This year's SXSW discoveries

Beyond The Multiplex

Clockwise, top left: Yeast, Living With the Tudors, Explicit Ills, Full Battle Rattle.

There's no point even bothering to attend the South by Southwest Film Festival if you're not open to discovering movies you haven't heard about -- and may never get the chance to see again. Sure, I was plenty glad to see "Harold & Kumar Escape From Guantánamo Bay" a month before the rest of the world, but that's not what I'm talking about. Despite the Indiewood premieres, the ever-larger hordes of attendees and the expanding media presence, SXSW still feels like a showcase (and trade show) aimed at people who love movies more than the movie business, and whose definition of "independent film" still includes some elements of anti-Hollywood subversion and rebellion.

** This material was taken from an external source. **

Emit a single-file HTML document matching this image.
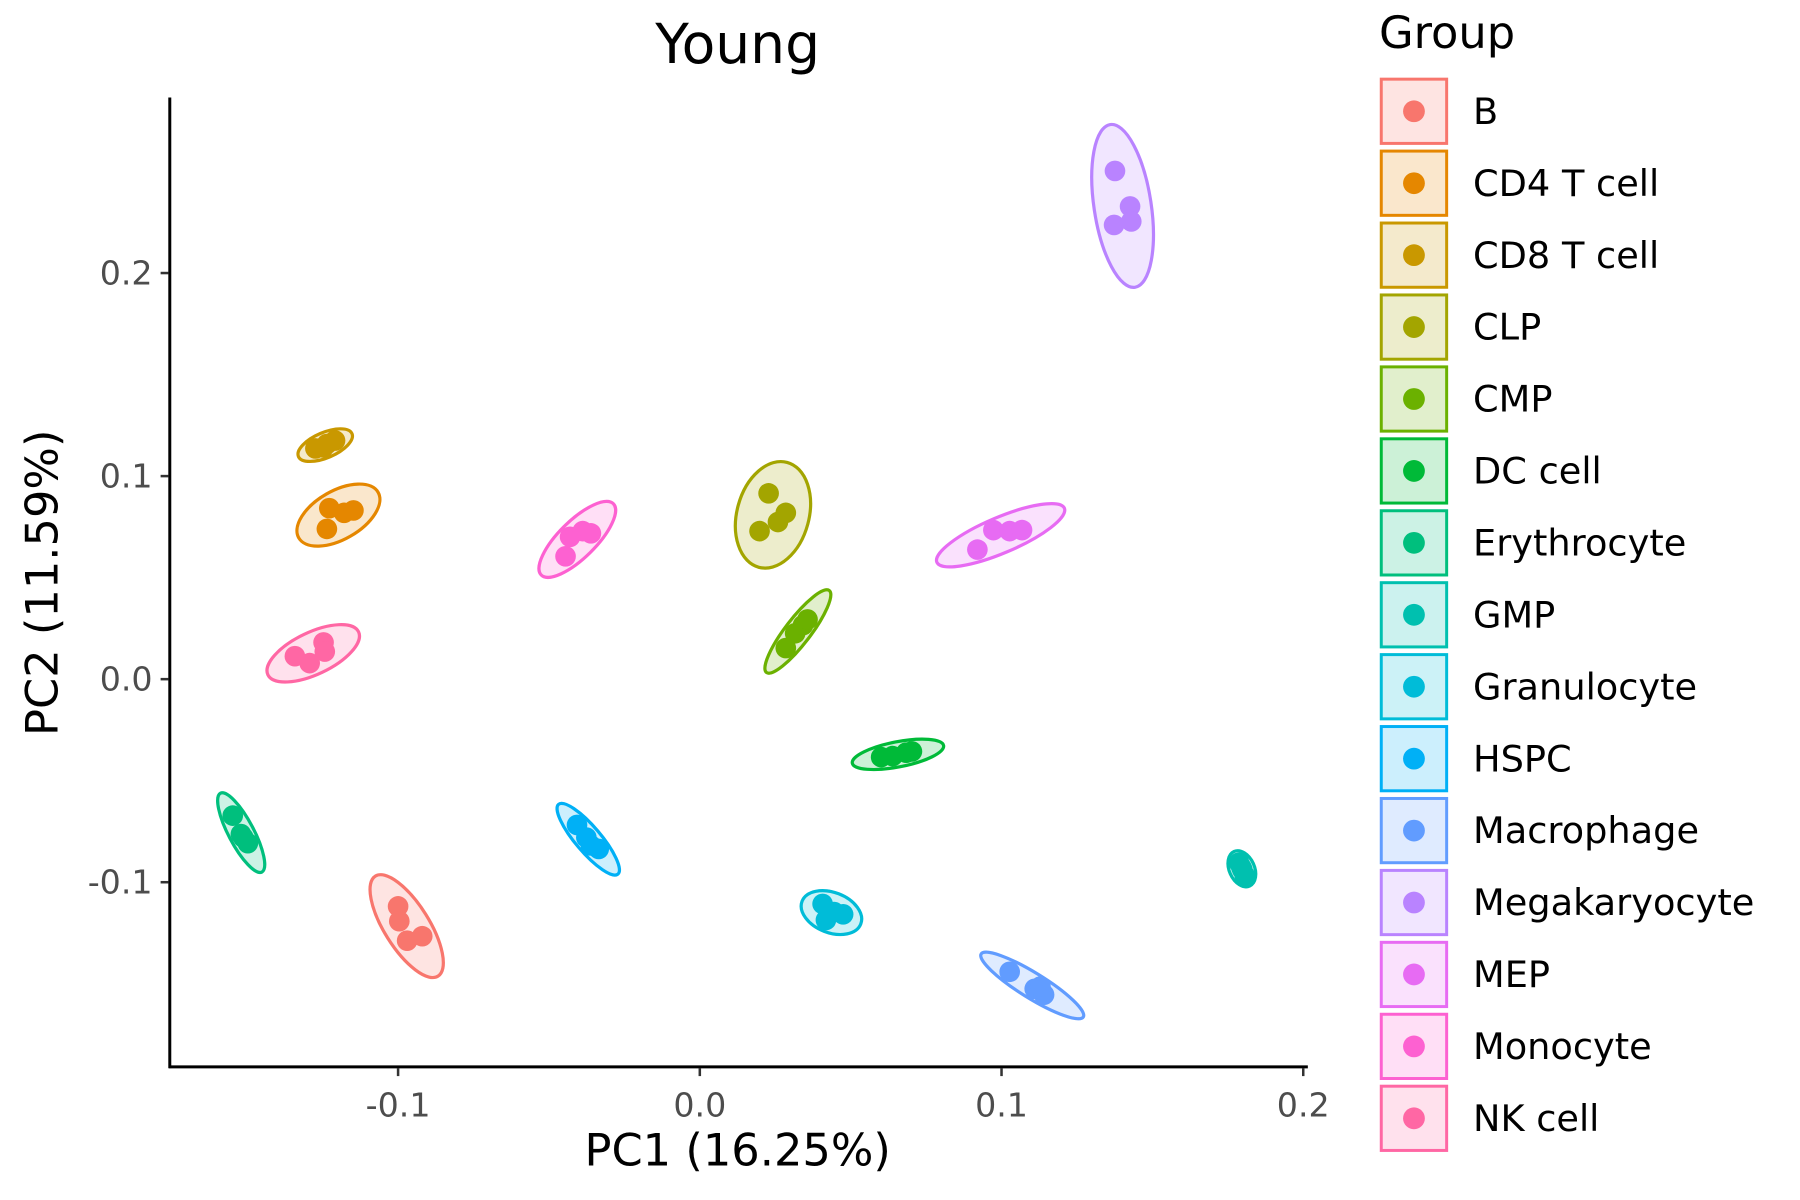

While the spring weather in central Texas was a little disappointing this year (it finally cracked 70 degrees -- on the day I was heading back to New York), and I was so busy I never checked out Austinites' numerous barbecue recommendations, this was a terrific SXSW for unsung and off-the-radar motion pictures. Of course my list of 10 discoveries is entirely subjective, and it also has an element of randomness, because nobody can see everything at a fest of this size (in accordance with my usual festival tradition, I've got one movie on my list I didn't see). It's weighted in favor of documentaries, seven to three, which isn't a surprising ratio given the crapshoot nature of narrative features at SXSW (and most other festivals that aren't Cannes or Sundance).